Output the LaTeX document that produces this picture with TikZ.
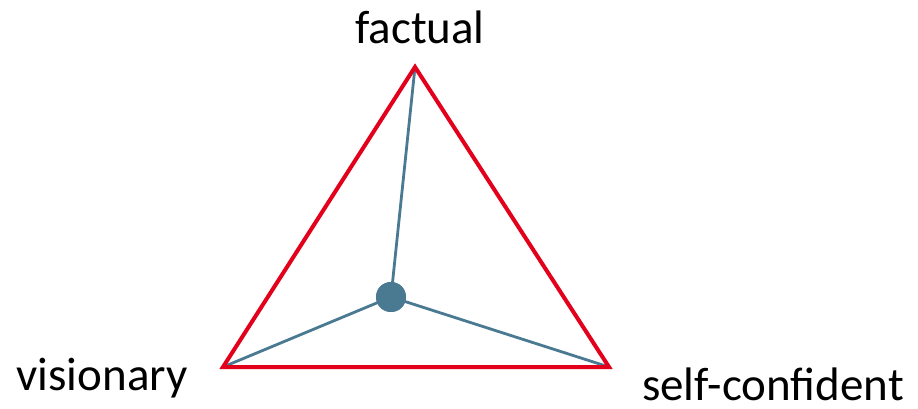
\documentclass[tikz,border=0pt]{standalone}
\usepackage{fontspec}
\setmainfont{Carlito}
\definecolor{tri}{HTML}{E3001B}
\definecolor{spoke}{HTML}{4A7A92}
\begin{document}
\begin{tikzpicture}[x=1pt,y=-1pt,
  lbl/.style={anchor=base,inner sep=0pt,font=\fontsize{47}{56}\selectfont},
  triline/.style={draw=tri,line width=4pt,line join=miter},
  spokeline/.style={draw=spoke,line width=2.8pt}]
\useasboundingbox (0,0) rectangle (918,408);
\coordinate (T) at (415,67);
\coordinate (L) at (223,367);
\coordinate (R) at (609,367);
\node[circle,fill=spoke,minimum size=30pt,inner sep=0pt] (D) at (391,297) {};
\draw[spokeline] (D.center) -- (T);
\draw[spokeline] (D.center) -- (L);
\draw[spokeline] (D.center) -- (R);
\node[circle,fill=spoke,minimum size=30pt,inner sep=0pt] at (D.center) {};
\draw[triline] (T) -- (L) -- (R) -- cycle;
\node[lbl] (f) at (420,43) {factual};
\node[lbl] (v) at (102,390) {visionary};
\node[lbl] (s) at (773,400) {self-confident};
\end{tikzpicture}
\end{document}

[What you need to do] Could you repeat all of the material exactly? Pictures should not be copied.

[Finished exercise]
Output the LaTeX document that produces this picture with TikZ.
\documentclass[tikz,border=0pt]{standalone}
\usepackage{fontspec}
\setmainfont{Carlito}
\definecolor{tri}{HTML}{E3001B}
\definecolor{spoke}{HTML}{4A7A92}
\begin{document}
\begin{tikzpicture}[x=1pt,y=-1pt,
  lbl/.style={anchor=base,inner sep=0pt,font=\fontsize{47}{56}\selectfont},
  triline/.style={draw=tri,line width=4pt,line join=miter},
  spokeline/.style={draw=spoke,line width=2.8pt}]
\useasboundingbox (0,0) rectangle (918,408);
\coordinate (T) at (415,67);
\coordinate (L) at (223,367);
\coordinate (R) at (609,367);
\node[circle,fill=spoke,minimum size=30pt,inner sep=0pt] (D) at (391,297) {};
\draw[spokeline] (D.center) -- (T);
\draw[spokeline] (D.center) -- (L);
\draw[spokeline] (D.center) -- (R);
\node[circle,fill=spoke,minimum size=30pt,inner sep=0pt] at (D.center) {};
\draw[triline] (T) -- (L) -- (R) -- cycle;
\node[lbl] (f) at (420,43) {factual};
\node[lbl] (v) at (102,390) {visionary};
\node[lbl] (s) at (773,400) {self-confident};
\end{tikzpicture}
\end{document}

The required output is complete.